Sebagai pendidik, saya sering melihat bahwa disiplin yang didasarkan pada hukuman dan rasa takut hanya menciptakan kepatuhan sementara. Anak mungkin berhenti berbuat salah karena diawasi, namun ia tidak belajar mengubah niat di dalam hatinya. Paradigma ini bertentangan dengan tujuan pendidikan sejati, yaitu melahirkan individu yang bertanggung jawab dan memiliki kontrol internal. Oleh karena itu, kami mengajak Ayah dan Bunda untuk beralih menggunakan Disiplin Positif—sebuah filosofi yang melihat setiap kesalahan anak sebagai peluang berharga untuk menumbuhkan keterampilan hidup.
Inti dari Disiplin Positif adalah membangun kontrol diri internal, bukan kontrol eksternal dari orang dewasa. Kita perlu memahami bahwa anak bertindak buruk karena mereka kekurangan keterampilan (misalnya, mengelola emosi atau memecahkan masalah), bukan karena mereka adalah anak yang buruk. Tugas kita sebagai guru dan orang tua bukanlah menghakimi, melainkan menjadi pembimbing yang membantu anak mengisi kesenjangan keterampilan tersebut. Tujuannya sederhana: agar anak patuh karena sadar akan nilai sebuah aturan, bukan karena gentar akan sanksi.
Untuk mencapai hal ini, konsistensi antara rumah dan sekolah sangatlah krusial.
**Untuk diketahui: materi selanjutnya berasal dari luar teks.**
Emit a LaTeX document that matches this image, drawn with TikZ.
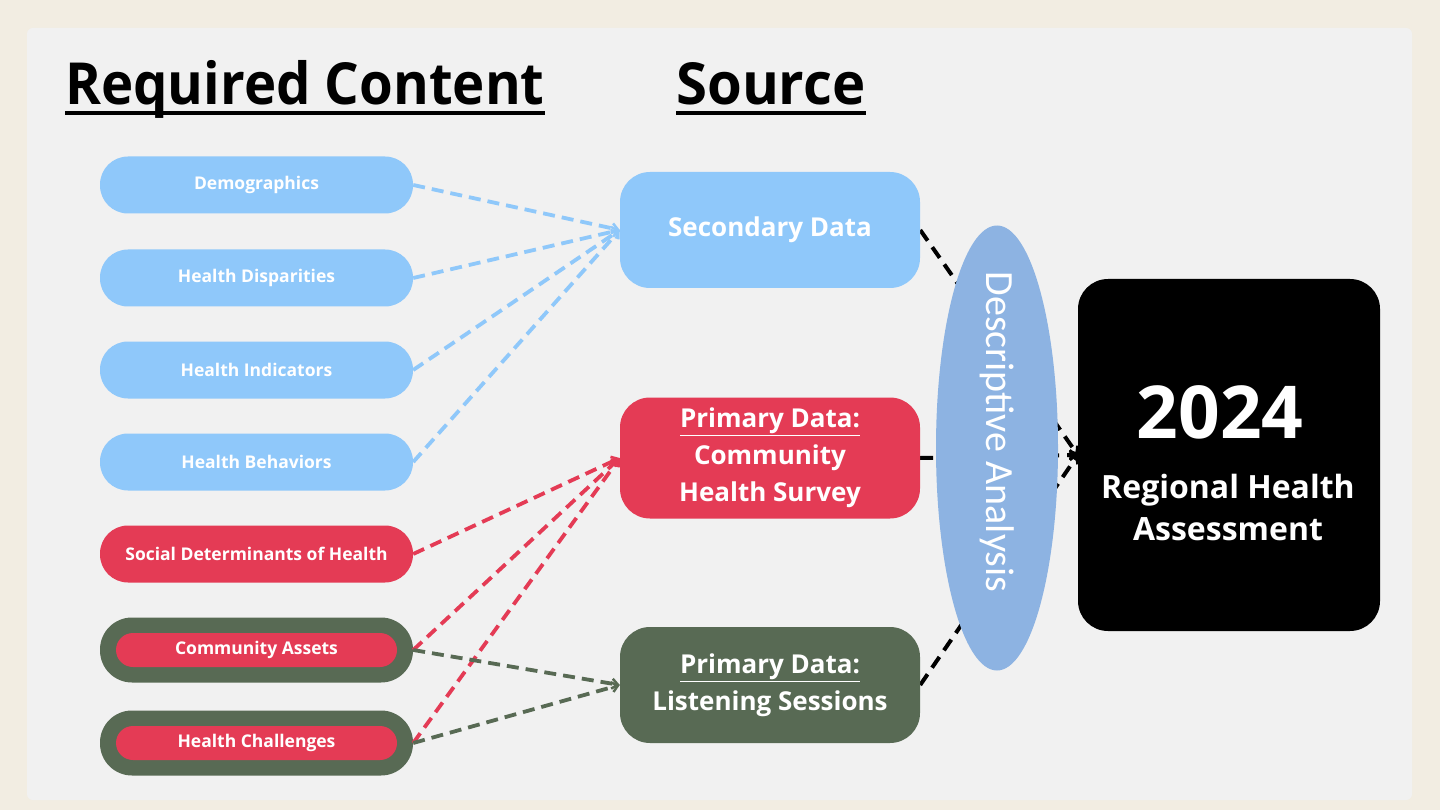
\documentclass[tikz,border=0pt]{standalone}
\usepackage{fontspec}
\setmainfont{Open Sans}
\newfontfamily\carl{Carlito}
\usetikzlibrary{arrows.meta,shapes.geometric}
\definecolor{bgc}{HTML}{F2EDE2}
\definecolor{panel}{HTML}{F1F1F1}
\definecolor{lblue}{HTML}{8FC8FA}
\definecolor{cred}{HTML}{E43B55}
\definecolor{cgreen}{HTML}{586A54}
\definecolor{ellc}{HTML}{8DB3E2}
\pgfdeclarelayer{bg}
\pgfdeclarelayer{mid}
\pgfsetlayers{bg,mid,main}
\tikzset{
  lbox/.style={rounded corners=28, minimum width=313, minimum height=57, inner sep=0, text=white, font=\bfseries\fontsize{17.5}{20}\selectfont},
  inbox/.style={rounded corners=17, minimum width=281, minimum height=34, inner sep=0, text=white, font=\bfseries\fontsize{17.5}{20}\selectfont, fill=cred},
  mbox/.style={rounded corners=30, minimum width=300, inner sep=0, text=white, align=center, font=\bfseries\fontsize{26}{37}\selectfont},
  cline/.style={line width=3.8, dash pattern=on 12 off 7, -{Straight Barb[length=6,width=10,line width=2.5]}},
  bline/.style={line width=4, black, dash pattern=on 13 off 8, -{Straight Barb[length=6,width=10,line width=2.5]}},
  ttl/.style={anchor=base west, inner sep=0, font=\bfseries\fontsize{58}{60}\selectfont}
}
\begin{document}
\begin{tikzpicture}[x=1pt,y=-1pt]
\begin{pgfonlayer}{bg}
\fill[bgc] (0,0) rectangle (1440,810);
\fill[panel, rounded corners=6] (27,28) rectangle (1412,800);
\end{pgfonlayer}
\useasboundingbox (0,0) rectangle (1440,810);

% titles
\node[ttl] (t1) at (65,105) {\scalebox{0.94}[1]{Required Content}};
\node[ttl] (t2) at (676,105) {\scalebox{0.97}[1]{Source}};
\draw[line width=4] ([yshift=-8pt]t1.base west) -- ([yshift=-8pt]t1.base east);
\draw[line width=4] ([yshift=-8pt]t2.base west) -- ([yshift=-8pt]t2.base east);

% left boxes
\node[lbox, fill=lblue] (demo) at (256.5,185) {Demographics};
\node[lbox, fill=lblue] (disp) at (256.5,278) {Health Disparities};
\node[lbox, fill=lblue] (ind) at (256.5,370) {Health Indicators};
\node[lbox, fill=lblue] (beh) at (256.5,462) {Health Behaviors};
\node[lbox, fill=cred] (sdoh) at (256.5,554) {Social Determinants of Health};
\node[lbox, fill=cgreen, minimum height=65, rounded corners=32] (ca) at (256.5,650) {};
\node[inbox] (caI) at (ca.center) {Community Assets};
\node[lbox, fill=cgreen, minimum height=65, rounded corners=32] (hc) at (256.5,743) {};
\node[inbox] (hcI) at (hc.center) {Health Challenges};

% middle boxes
\node[mbox, fill=lblue, minimum height=116] (sec) at (770,230) {\raisebox{-3pt}{Secondary Data}};
\node[mbox, fill=cred, minimum height=121] (surv) at (770,458) {\underline{Primary Data:}\\Community\\Health Survey};
\node[mbox, fill=cgreen, minimum height=116] (lis) at (770,685) {\underline{Primary Data:}\\Listening Sessions};

% ellipse and result
\node[ellipse, fill=ellc, minimum width=122, minimum height=445, inner sep=0] (da) at (997,448) {};
\node[rotate=-90, text=white, font=\carl\fontsize{40}{44}\selectfont, inner sep=0] (dat) at (997,432) {Descriptive Analysis};
\node[fill=black, rounded corners=30, minimum width=302, minimum height=352, inner sep=0] (ra) at (1229,455) {};
\node[text=white, font=\bfseries\fontsize{73}{76}\selectfont, inner sep=0] (yr) at (1220,412) {2024};
\node[text=white, align=center, font=\bfseries\fontsize{32}{42}\selectfont, inner sep=0] (rha) at (1228,507) {Regional Health\\Assessment};

% colored connectors
\draw[cline, lblue] (demo.east) -- (sec.west);
\draw[cline, lblue] (disp.east) -- (sec.west);
\draw[cline, lblue] (ind.east) -- (sec.west);
\draw[cline, lblue] (beh.east) -- (sec.west);
\draw[cline, cred] (sdoh.east) -- (surv.west);
\draw[cline, cred] (ca.east) -- (surv.west);
\draw[cline, cred] (hc.east) -- (surv.west);
\draw[cline, cgreen] (ca.east) -- (lis.west);
\draw[cline, cgreen] (hc.east) -- (lis.west);

% black connectors behind ellipse
\begin{pgfonlayer}{mid}
\draw[bline] (sec.east) -- (ra.west);
\draw[bline] (surv.east) -- (ra.west);
\draw[bline] (lis.east) -- (ra.west);
\end{pgfonlayer}
\end{tikzpicture}
\end{document}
Guru di sekolah berupaya keras membangun rutinitas dan mencontohkan perilaku positif; hal yang sama perlu dilakukan di rumah. Orang tua adalah model utama bagi anak. Kepatuhan anak di sekolah, seperti ketepatan waktu dan tanggung jawab atas barang pribadi, sangat dipengaruhi oleh rutinitas harian dan contoh nyata yang mereka saksikan dari orang tua, termasuk cara Anda mengelola stres atau meminta maaf saat berbuat salah.
Saat anak melanggar aturan, mari kita ganti hukuman yang tidak relevan dengan konsekuensi logis. Konsekuensi logis selalu terhubung langsung dengan kesalahan yang dilakukan, disampaikan dengan tenang, dan bersifat mendidik. Contohnya, jika anak merusak mainan adiknya, konsekuensinya adalah mencari cara untuk memperbaikinya, bukan disita ponselnya. Proses ini mengajarkan anak tentang sebab-akibat dan tanggung jawab untuk memperbaiki keadaan, sehingga kesalahan bertransformasi menjadi pelajaran berharga yang menguatkan karakter.
Pada akhirnya, guru dan orang tua adalah tim utama dalam perjalanan pendidikan karakter anak. Kami, para guru, berharap terjalin komunikasi terbuka dengan Anda. Dengan bersinergi, memastikan pesan yang sama sampai ke anak—yaitu lembut dalam empati dan tegas dalam batasan—kita dapat memastikan bahwa kita tidak hanya menertibkan mereka saat ini, tetapi juga mempersiapkan mereka menjadi individu dewasa yang berdaya, bertanggung jawab, dan siap menghadapi tantangan hidup. Mari bersama-sama wujudkan generasi yang berkarakter kuat.